Eğri ağaca yayım, her gördüğüne dayım deme
Hayatta her gördüğün insana dost olarak bakılmamalıdır. Güler yüzlü davranan nice insanların, menfaatlerine zararı dokunda dostluklarını bırakıverdiklerine her an rastlanır.
Güvenme dayına, ekmek al yanına
Hayat akışı içinde insan türlü olaylarla karşılaşır, güzelliklerin yanı sıra sıkıntılı, zorlu günleri de olur. Dost sandığı birtakım kimseler, çıkarları söz konusu olduğunda o kişiyi kolaylıkla yarı yolda bırakabilirler. Bu bakımdan herkesi dost sanmamalı, yaşanabilecek her sıkıntılı durum için önlemler daha önceden alınmalıdır.
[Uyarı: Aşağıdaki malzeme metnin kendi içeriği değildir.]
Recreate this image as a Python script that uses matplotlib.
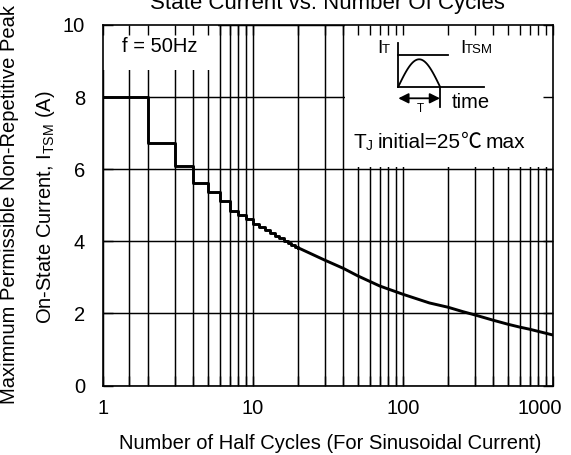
import numpy as np
import matplotlib.pyplot as plt
from matplotlib.patches import Rectangle
from matplotlib.ticker import NullFormatter
from matplotlib.transforms import ScaledTranslation

plt.rcParams['font.family'] = ['Liberation Sans', 'DejaVu Sans']
plt.rcParams['mathtext.fontset'] = 'custom'
plt.rcParams['mathtext.rm'] = 'Liberation Sans'
plt.rcParams['font.size'] = 14.5

# stepped part: one value per half cycle count (1..20)
n_steps = [1, 2, 3, 4, 5, 6, 7, 8, 9, 10, 11, 12, 13, 14, 15, 16, 17, 18, 19, 20]
i_steps = [8.0, 6.72, 6.09, 5.61, 5.36, 5.13, 4.85, 4.73, 4.61, 4.48,
           4.39, 4.30, 4.22, 4.15, 4.08, 4.02, 3.96, 3.90, 3.85, 3.82]

# smooth part (20..1000 half cycles)
n_curve = [20, 30, 40, 50, 70, 100, 150, 200, 250, 300, 400, 500, 600, 700, 800, 1000]
i_curve = [3.82, 3.48, 3.25, 3.04, 2.76, 2.53, 2.29, 2.17, 2.05, 1.96, 1.81, 1.70,
           1.62, 1.56, 1.50, 1.40]

x_major = [1, 10, 100, 1000]
x_major_labels = ['1', '10', '100', '1000']
x_minor = [1.5] + [k * d for d in (1, 10, 100) for k in range(2, 10)]
y_ticks = [0, 2, 4, 6, 8, 10]

W, H = 571, 455
fig = plt.figure(figsize=(W / 100, H / 100), dpi=100)
pos = [103 / W, 1 - 385.5 / H, 450 / W, 360.5 / H]

ax = fig.add_axes(pos, zorder=0)
ax.set_xscale('log')
ax.set_xlim(1, 1000)
ax.set_ylim(0, 10)
ax.set_xticks(x_major)
ax.set_xticklabels(x_major_labels)
ax.set_xticks(x_minor, minor=True)
ax.xaxis.set_minor_formatter(NullFormatter())
ax.set_yticks(y_ticks)
ax.grid(True, which='both', color='black', lw=1.05)
ax.tick_params(which='both', length=0)
ax.tick_params(axis='x', pad=10)
ax.tick_params(axis='y', pad=13)
for s in ax.spines.values():
    s.set_visible(False)

lbl = ax.get_xticklabels()[-1]
lbl.set_transform(lbl.get_transform() + ScaledTranslation(-13 / 100, 0, fig.dpi_scale_trans))

ax.step(n_steps, i_steps, where='post', color='black', lw=2.1, zorder=4)
ax.plot(n_curve, i_curve, color='black', lw=2.1, zorder=4)

# white box behind "f = 50Hz"
ax.add_patch(Rectangle((1, 8.75), 4.85, 1.25, facecolor='white', edgecolor='none', zorder=3))
ax.text(2.4, 9.39, 'f = 50Hz', ha='center', va='center', zorder=5)

# inset box with the pulse sketch, in image pixel coords
bx = fig.add_axes([345 / W, 1 - 167 / H, 208 / W, 142 / H], zorder=1)
bx.set_xlim(345, 553)
bx.set_ylim(167, 25)
bx.set_xticks([])
bx.set_yticks([])
for s in bx.spines.values():
    s.set_visible(False)
bx.set_facecolor('white')

k = dict(color='black', lw=1.3)
bx.plot([398.3, 398.3], [42.7, 86.7], **k)
bx.plot([398.3, 448.3], [55, 55], **k)
bx.plot([398.3, 484], [86.7, 86.7], **k)
bx.plot([440, 440], [86.7, 107], **k)
t = np.linspace(0, 1, 60)
bx.plot(398.3 + 41.7 * t, 86.7 - 27.4 * np.sin(np.pi * t), **k)
bx.annotate('', xy=(398.3, 98.3), xytext=(440, 98.3),
            arrowprops=dict(arrowstyle='<|-|>', color='black', lw=1.3,
                            shrinkA=0, shrinkB=0, mutation_scale=15))
bx.text(377, 53, 'I', ha='left', va='baseline', fontsize=14)
bx.text(381.5, 53, 'T', ha='left', va='baseline', fontsize=9.5)
bx.text(460, 53, 'I', ha='left', va='baseline', fontsize=14)
bx.text(464.5, 53, 'TSM', ha='left', va='baseline', fontsize=9.5)
bx.text(420, 112, 'T', ha='center', va='baseline', fontsize=8.5)
bx.text(452, 108, 'time', ha='left', va='baseline', fontsize=14.5)

# "TJ initial=25℃ max" laid out piece by piece
r = fig.canvas.get_renderer()
inv = bx.transData.inverted()


def after(txt, gap=0.0):
    bb = txt.get_window_extent(r)
    return inv.transform((bb.x1, bb.y0))[0] + gap


tj = bx.text(353, 148, 'T', ha='left', va='baseline', fontsize=15)
tj2 = bx.text(after(tj, 0.3), 149.5, 'J', ha='left', va='baseline', fontsize=10)
tj3 = bx.text(after(tj2, 4.5), 148, 'initial=25', ha='left', va='baseline', fontsize=15)
tj4 = bx.text(after(tj3, 0.5), 148, '\u2103', ha='left', va='baseline', fontsize=15,
              family=['Noto Sans CJK SC', 'DejaVu Sans'])
bx.text(after(tj4, 4.0), 148, 'max', ha='left', va='baseline', fontsize=15)

# overlay axes: frame + inward ticks on all sides
ov = fig.add_axes(pos, zorder=2)
ov.set_facecolor('none')
ov.set_xscale('log')
ov.set_xlim(1, 1000)
ov.set_ylim(0, 10)
ov.set_xticks(x_major)
ov.set_xticks(x_minor, minor=True)
ov.set_yticks(y_ticks)
ov.tick_params(which='both', direction='in', top=True, right=True, length=7, width=1.0,
               labelbottom=False, labelleft=False)
for s in ov.spines.values():
    s.set_linewidth(1.2)

fig.text(327.5 / W, 1 - 9 / H, 'State Current vs. Number Of Cycles', ha='center',
         va='baseline', fontsize=16)
fig.text(330 / W, 1 - 449 / H, 'Number of Half Cycles (For Sinusoidal Current)',
         ha='center', va='baseline')
fig.text(10 / W, 1 - 205 / H, 'Maximnum Permissible Non-Repetitive Peak',
         rotation=90, ha='center', va='center')
fig.text(46 / W, 1 - 207 / H, r'On-State Current, I$_\mathrm{TSM}$ (A)',
         rotation=90, ha='center', va='center')

fig.savefig('out.png', dpi=100)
Amcamla dayım, herkesten aldım payım
Bir işe girişirken çevremizdeki en yakın kişilere bile güvenmemeli, kimseden yardım beklememeliyiz. Her şeyi kendi gücümüze göre planlayıp hareket etmeliyiz. Kişiye en yakın akrabalarının bile yardım etmediği yaşanılan örneklerle anlaşılmıştır.
Emmim, dayım kesem; elimi soksam yesem
Kişi, yaşamını kendi kazancıyla sürdürmelidir. Kişinin, başkalarından yardım beklemesi, onlardan gelen yardımlarla yaşamaya çalışması doğru değildir.